Why You Shouldn't Overlook Brisket For Your Next Pot Roast
Pot roast is one of those classic meals that always hits the spot. It's not only packed with protein but seems to have a nourishing effect on the soul, as well. For the perfect melt-in-your-mouth roast that makes a wonderfully thick and flavorful gravy, chuck roast (from the shoulder) is usually recommended as the best meat for pot roast, with bottom round (from the hind legs) not far behind. They are tougher, lean cuts with more muscle and lots of connective tissue and collagen that break down when making a slow cooker pot roast recipe, resulting in meat that's moist and tender. Chuck roast is a bit more flavorful, while bottom round is a good economical option. Another great cut of beef for pot roast that's often overlooked is brisket.
Beef brisket is often associated with the smoker, yet its texture and taste also make it ideal for a pot roast. Much like chuck and bottom round, brisket is made of muscle, but it comes from the breast of the cow. It's two muscles, actually — the flat cut and the point cut — which may be sold together but are typically sold separately. The flat cut is leaner, and the point is more well-marbled. Overall, brisket is leaner than chuck with a beefier flavor than round. When it comes time to prepare it for a pot roast, there are some tips you should know.
How to prepare brisket for the perfect pot roast
Although brisket doesn't have as much interior marbling as chuck, there is a significant fat cap on the exterior. When deciding how much fat to remove, it's really about personal preference. You don't want to trim all the way to the red meat because the fat adds a lot of flavor and helps it tenderize. That said, if you leave too much fat, the gravy could be a little heavy and greasy. To trim the fat cap, use a sharp chef's knife or filet knife for straight and clean cuts. Slice into the fat at your desired depth, then pull it away from the meat as you cut through it.
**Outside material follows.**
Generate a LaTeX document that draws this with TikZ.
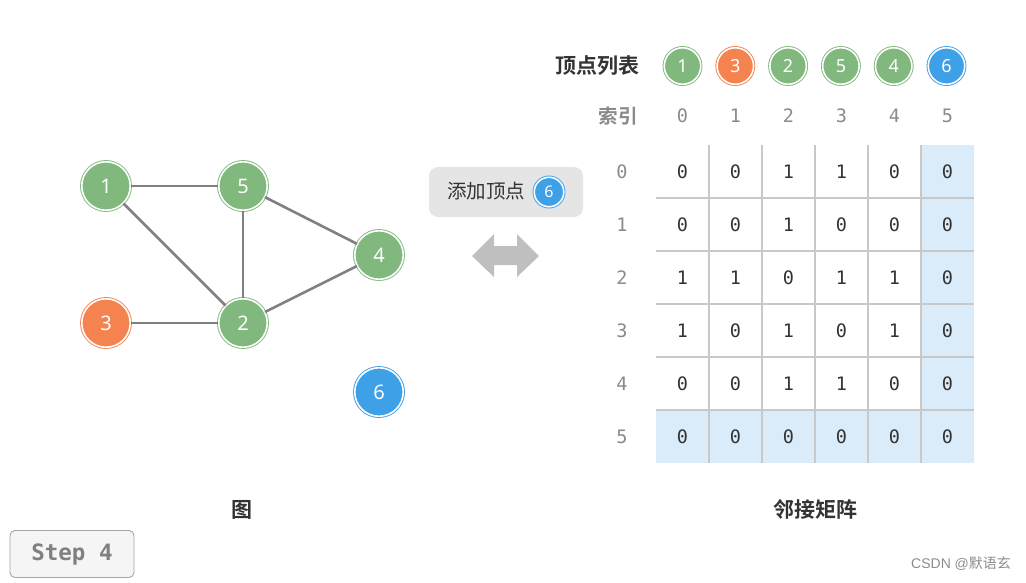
\documentclass[tikz,border=0pt]{standalone}
\usepackage{fontspec}
\setmainfont{Noto Sans}
\newfontfamily\cjk[BoldFont={Noto Sans CJK SC Bold}]{Noto Sans CJK SC}
\newfontfamily\mono{DejaVu Sans Mono}
\newfontfamily\wm{Liberation Sans}
\definecolor{vgreen}{HTML}{80B87D}
\definecolor{vorange}{HTML}{F5834F}
\definecolor{vblue}{HTML}{3EA0E7}
\definecolor{hlblue}{HTML}{DAEBF9}
\definecolor{gridc}{HTML}{C8C8C8}
\definecolor{edgec}{HTML}{808080}
\definecolor{txt}{HTML}{333333}
\definecolor{idx}{HTML}{8A8A8A}
\tikzset{
  vtx/.style={circle, inner sep=0pt, minimum size=48.5pt, fill=#1, draw=#1, double=white,
    double distance=1.6pt, line width=0.9pt, text=white, font=\fontsize{20}{20}\selectfont},
  lvtx/.style={vtx=#1, minimum size=36.5pt, font=\fontsize{18}{18}\selectfont},
  svtx/.style={vtx=#1, minimum size=29.5pt, font=\fontsize{16}{16}\selectfont},
  gedge/.style={draw=edgec, line width=2.6pt},
  cell/.style={font=\mono\fontsize{18.5}{18.5}\selectfont, text=txt},
  idxlab/.style={font=\mono\fontsize{18.5}{18.5}\selectfont, text=idx},
  title/.style={font=\cjk\bfseries\fontsize{21}{21}\selectfont, text=txt},
}
\begin{document}
\begin{tikzpicture}[x=1pt,y=-1pt]
\useasboundingbox (0,0) rectangle (1026,582);
% graph
\node[vtx=vgreen] (g1) at (106,186) {1};
\node[vtx=vgreen] (g5) at (243,186) {5};
\node[vtx=vgreen] (g4) at (379,255) {4};
\node[vtx=vorange] (g3) at (106,323) {3};
\node[vtx=vgreen] (g2) at (243,323) {2};
\node[vtx=vblue] (g6) at (379,392) {6};
\draw[gedge] (g1) -- (g5);
\draw[gedge] (g1) -- (g2);
\draw[gedge] (g5) -- (g2);
\draw[gedge] (g5) -- (g4);
\draw[gedge] (g2) -- (g4);
\draw[gedge] (g3) -- (g2);
\node[title] (tg) at (242,510) {图};
% add vertex label
\node[draw=none, fill=black!10, rounded corners=9pt, minimum width=154pt, minimum height=50pt] (lab) at (506,192) {};
\node[font=\cjk\fontsize{19.5}{19.5}\selectfont, text=txt] (labt) at (486,191) {添加顶点};
\node[svtx=vblue] (lab6) at (549,192) {6};
% double arrow
\fill[black!25] (472,256) -- (494,234) -- (494,246) -- (517,246) -- (517,234) -- (539,256)
  -- (517,277) -- (517,265) -- (494,265) -- (494,277) -- cycle;
% vertex list
\node[title] (vl) at (597,66) {顶点列表};
\node[lvtx=vgreen] (l0) at (682.5,66) {1};
\node[lvtx=vorange] (l1) at (735.3,66) {3};
\node[lvtx=vgreen] (l2) at (788.1,66) {2};
\node[lvtx=vgreen] (l3) at (840.9,66) {5};
\node[lvtx=vgreen] (l4) at (893.7,66) {4};
\node[lvtx=vblue] (l5) at (946.5,66) {6};
\node[font=\cjk\bfseries\fontsize{19.5}{19.5}\selectfont, text=idx] (il) at (618,116) {索引};
\foreach \i in {0,...,5}{
  \node[idxlab] (ci\i) at (682.5+\i*53,116) {\i};
  \node[idxlab] (ri\i) at (622,171.5+\i*53) {\i};
}
% matrix highlight
\fill[hlblue] (921,145) rectangle (974,463);
\fill[hlblue] (656,410) rectangle (974,463);
% grid
\foreach \i in {1,...,5}{
  \draw[gridc, line width=1.2pt] (656+\i*53,145) -- (656+\i*53,463);
  \draw[gridc, line width=1.2pt] (656,145+\i*53) -- (974,145+\i*53);
}
\foreach \r/\row in {0/{0,0,1,1,0,0},1/{0,0,1,0,0,0},2/{1,1,0,1,1,0},3/{1,0,1,0,1,0},4/{0,0,1,1,0,0},5/{0,0,0,0,0,0}}{
  \foreach \v [count=\c from 0] in \row {
    \node[cell] (m\r\c) at (682.5+\c*53,171.5+\r*53) {\v};
  }
}
\node[title] (tm) at (815,510) {邻接矩阵};
% step box
\node[draw=black!35, fill=black!4, rounded corners=5pt, line width=0.9pt, minimum width=124pt, minimum height=47pt,
  font=\mono\bfseries\fontsize{22.5}{22.5}\selectfont, text=black!50] (step) at (72,554) {Step 4};
% watermark
\node[anchor=west, font=\fontsize{14}{14}\selectfont, text=black!45, inner sep=0pt] (wm) at (911,564) {\wm CSDN @\cjk 默语玄};
\end{tikzpicture}
\end{document}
To get extra flavor on the exterior of the brisket (that will seep into the interior), generously salt and pepper it, then sear in hot oil on all sides until browned. Once it's time to hit the slow cooker or Dutch oven, you can add whatever herbs, spices, and aromatics that you'd use with any beef recipe. Onions, carrots, and potatoes are the classic pot roast veggies, but for a slightly different flavor, you might want to incorporate leeks or fennel bulbs. Both are hardy vegetables with a little pungency that counterbalances the bright, beefy brisket flavor.
Not only is brisket fairly easy to work with and super delicious in pot roast, but because it has less interior marbling and connective tissue, it holds its shape well while cooking. Once it's done, the meat will slice perfectly against the grain for a beautiful presentation on the plate.